From what I understand , which could be wrong, the blitter does this counting internally. Its supposed to count 64 blitter cycles, but its counting any bus cycle and ends up actually counting 63. Hence the 0040 & 003F results. The CPU finishes its current cycle ( or happens to start a new one ) which the blitter counts, when it shouldn't.
Yes, Blitter counts 64 bus cycles (counting 512 clock cycles would be incorrect and more expensive) to relinquish the bus in non-hog mode. But Blitter has a buglet, it counts every active edge on the AS signal once it requested the bus. It (wrongly) assumes that all AS pulses at this point are Blitter own pulses. But typically, the CPU would take one more bus cycles for himself before granting the bus.

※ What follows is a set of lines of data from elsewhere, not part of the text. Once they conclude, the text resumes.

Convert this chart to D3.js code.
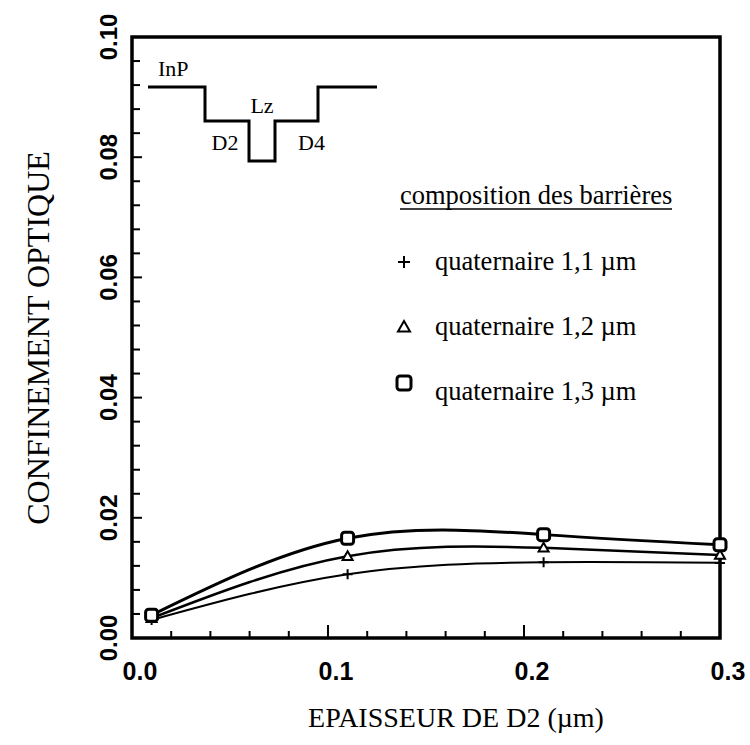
<!DOCTYPE html>
<html><head><meta charset="utf-8">
<script src="https://cdn.jsdelivr.net/npm/d3@7"></script>
<style>body{margin:0;background:#fff}svg{display:block}</style>
</head><body><div id="chart"></div>
<script>
// ---- data ----
const xValues = [0.01, 0.11, 0.21, 0.30];
const plusValues = [0.0030, 0.0106, 0.0126, 0.0125];      // quaternaire 1,1 µm
const triangleValues = [0.0033, 0.0136, 0.0150, 0.0138];  // quaternaire 1,2 µm
const squareValues = [0.0038, 0.0166, 0.0172, 0.0155];    // quaternaire 1,3 µm
const seriesNames = ["quaternaire 1,1 \u00b5m", "quaternaire 1,2 \u00b5m", "quaternaire 1,3 \u00b5m"];
const seriesSymbols = ["plus", "triangle", "square"];
const xTickValues = [0.0, 0.1, 0.2, 0.3];
const xTickLabels = ["0.0", "0.1", "0.2", "0.3"];
const yTickValues = [0.00, 0.02, 0.04, 0.06, 0.08, 0.10];
const yTickLabels = ["0.00", "0.02", "0.04", "0.06", "0.08", "0.10"];
const legendTitle = "composition des barri\u00e8res";
const xTitle = "EPAISSEUR DE D2 (\u00b5m)";
const yTitle = "CONFINEMENT OPTIQUE";
// inset band profile: layer boundaries (arbitrary thickness units) and levels
const insetBounds = [0, 57, 101, 127, 170, 229];
const insetLevels = [74, 40, 0, 40, 74];
const insetLabels = ["InP", "D2", "Lz", "D4"];

// ---- layout ----
const W = 750, H = 745;
const L = 132, R = 720, T = 37, B = 638;
const svg = d3.select("#chart").append("svg").attr("width", W).attr("height", H);
const x = d3.scaleLinear().domain([0, 0.3]).range([L, R]);
const y = d3.scaleLinear().domain([0, 0.1]).range([B, T]);
const serif = "'Liberation Serif', 'Times New Roman', serif";
const sans = "'Liberation Sans', Arial, sans-serif";

// frame
svg.append("rect").attr("x", L).attr("y", T).attr("width", R - L).attr("height", B - T)
  .attr("fill", "none").attr("stroke", "#000").attr("stroke-width", 3.5);

// x ticks (inward)
const xMinor = d3.range(0, 0.3001, 0.02);
svg.append("g").selectAll("line").data(xMinor).join("line")
  .attr("x1", d => x(d)).attr("x2", d => x(d))
  .attr("y1", B).attr("y2", d => B - (Math.abs(d * 10 - Math.round(d * 10)) < 1e-6 ? 13 : 7))
  .attr("stroke", "#000").attr("stroke-width", 2);
// y ticks (inward)
const yMinor = d3.range(0, 0.1001, 0.004);
svg.append("g").selectAll("line").data(yMinor).join("line")
  .attr("y1", d => y(d)).attr("y2", d => y(d))
  .attr("x1", L).attr("x2", d => L + (Math.abs(d * 50 - Math.round(d * 50)) < 1e-6 ? 10 : 8))
  .attr("stroke", "#000").attr("stroke-width", 2);

// tick labels
svg.append("g").selectAll("text").data(xTickValues).join("text")
  .attr("x", d => x(d) + 8).attr("y", 680).attr("text-anchor", "middle")
  .attr("font-family", sans).attr("font-weight", "bold").attr("font-size", 25)
  .text((d, i) => xTickLabels[i]);
svg.append("g").selectAll("text").data(yTickValues).join("text")
  .attr("transform", d => `translate(109,${y(d)}) rotate(-90)`)
  .attr("text-anchor", "middle").attr("dy", "0.35em")
  .attr("font-family", sans).attr("font-weight", "bold").attr("font-size", 24)
  .text((d, i) => yTickLabels[i]);

// axis titles
svg.append("text").attr("x", 456).attr("y", 727).attr("text-anchor", "middle")
  .attr("font-family", serif).attr("font-size", 28).text(xTitle);
svg.append("text").attr("transform", "translate(38,338) rotate(-90)")
  .attr("text-anchor", "middle").attr("dy", "0.35em")
  .attr("font-family", serif).attr("font-size", 32).text(yTitle);

// curves
const series = [plusValues, triangleValues, squareValues];
const widths = [2, 2.5, 3];
const line = d3.line().x(d => x(d[0])).y(d => y(d[1])).curve(d3.curveNatural);
series.forEach((vals, si) => {
  const pts = xValues.map((xv, i) => [xv, vals[i]]);
  svg.append("path").datum(pts).attr("d", line).attr("fill", "none")
    .attr("stroke", "#000").attr("stroke-width", widths[si]);
});

// markers
function drawSymbol(g, kind, cx, cy, size) {
  if (kind === "plus") {
    g.append("path").attr("d", `M${cx - size},${cy}H${cx + size}M${cx},${cy - size}V${cy + size}`)
      .attr("stroke", "#000").attr("stroke-width", 2);
  } else if (kind === "triangle") {
    const s = size;
    g.append("path").attr("d", `M${cx},${cy - s}L${cx + s},${cy + s * 0.75}L${cx - s},${cy + s * 0.75}Z`)
      .attr("fill", "#fff").attr("stroke", "#000").attr("stroke-width", 2);
  } else {
    g.append("rect").attr("x", cx - size).attr("y", cy - size).attr("width", 2 * size).attr("height", 2 * size)
      .attr("rx", 3).attr("fill", "#fff").attr("stroke", "#000").attr("stroke-width", 3);
  }
}
const mg = svg.append("g");
series.forEach((vals, si) => {
  xValues.forEach((xv, i) => {
    drawSymbol(mg, seriesSymbols[si], x(xv), y(vals[i]), si === 2 ? 6 : 5);
  });
});

// legend
svg.append("text").attr("x", 400).attr("y", 204).attr("font-family", serif).attr("font-size", 26.5)
  .text(legendTitle);
svg.append("line").attr("x1", 400).attr("x2", 672).attr("y1", 209).attr("y2", 209)
  .attr("stroke", "#000").attr("stroke-width", 1.5);
const legendY = [270, 335, 400];
const symY = [262, 327, 383];
seriesNames.forEach((name, i) => {
  drawSymbol(svg, seriesSymbols[i], 404, symY[i], i === 2 ? 7 : 6);
  svg.append("text").attr("x", 435).attr("y", legendY[i]).attr("font-family", serif).attr("font-size", 26.5)
    .text(name);
});

// inset band diagram
const ix = d3.scaleLinear().domain([0, 229]).range([148, 377]);
const iy = d3.scaleLinear().domain([0, 74]).range([161, 87]);
let dpath = "";
insetLevels.forEach((lv, i) => {
  const x0 = ix(insetBounds[i]), x1 = ix(insetBounds[i + 1]), yy = iy(lv);
  dpath += (i === 0 ? `M${x0},${yy}` : `V${yy}`) + `H${x1}`;
});
svg.append("path").attr("d", dpath).attr("fill", "none").attr("stroke", "#000").attr("stroke-width", 3);
// InP above first level, D2 below left barrier step, Lz above well, D4 below right barrier
const labelAnchors = [
  {x: ix(insetBounds[0] + 10), y: iy(insetLevels[0]) - 11, a: "start"},
  {x: ix((insetBounds[1] + insetBounds[2]) / 2) - 2, y: iy(insetLevels[1]) + 29, a: "middle"},
  {x: ix((insetBounds[2] + insetBounds[3]) / 2), y: iy(insetLevels[1]) - 8, a: "middle"},
  {x: ix((insetBounds[3] + insetBounds[4]) / 2) + 15, y: iy(insetLevels[3]) + 29, a: "middle"}
];
insetLabels.forEach((t, i) => {
  svg.append("text").attr("x", labelAnchors[i].x).attr("y", labelAnchors[i].y)
    .attr("text-anchor", labelAnchors[i].a).attr("font-family", serif).attr("font-size", 22).text(t);
});
</script></body></html>
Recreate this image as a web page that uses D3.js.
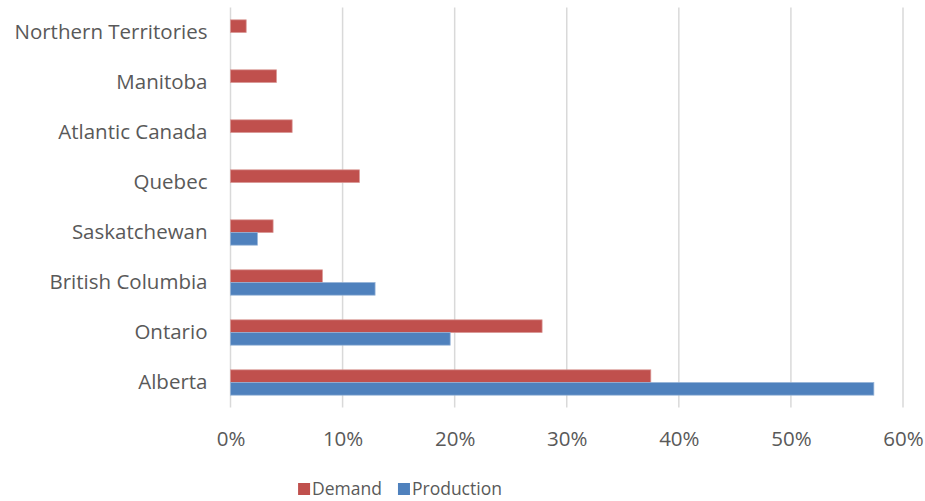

Now, this is not by itself the issue here. This buglet (if you want to call it like that) is well known and it is then harmless. I don't think there is any need to "fix" this. The issue is that in some cases different Blitter parts might have different behavior. What my test does is to trigger Blitter with a special CPU sequence so that the CPU would (normally) grant the bus immediately. Then it reads how many words were actually blitted. That's why you get $40 (64) as a normal result in most cases. Except on some Blitter/CPU combination that miss one cycle and perform $3F bus cycles.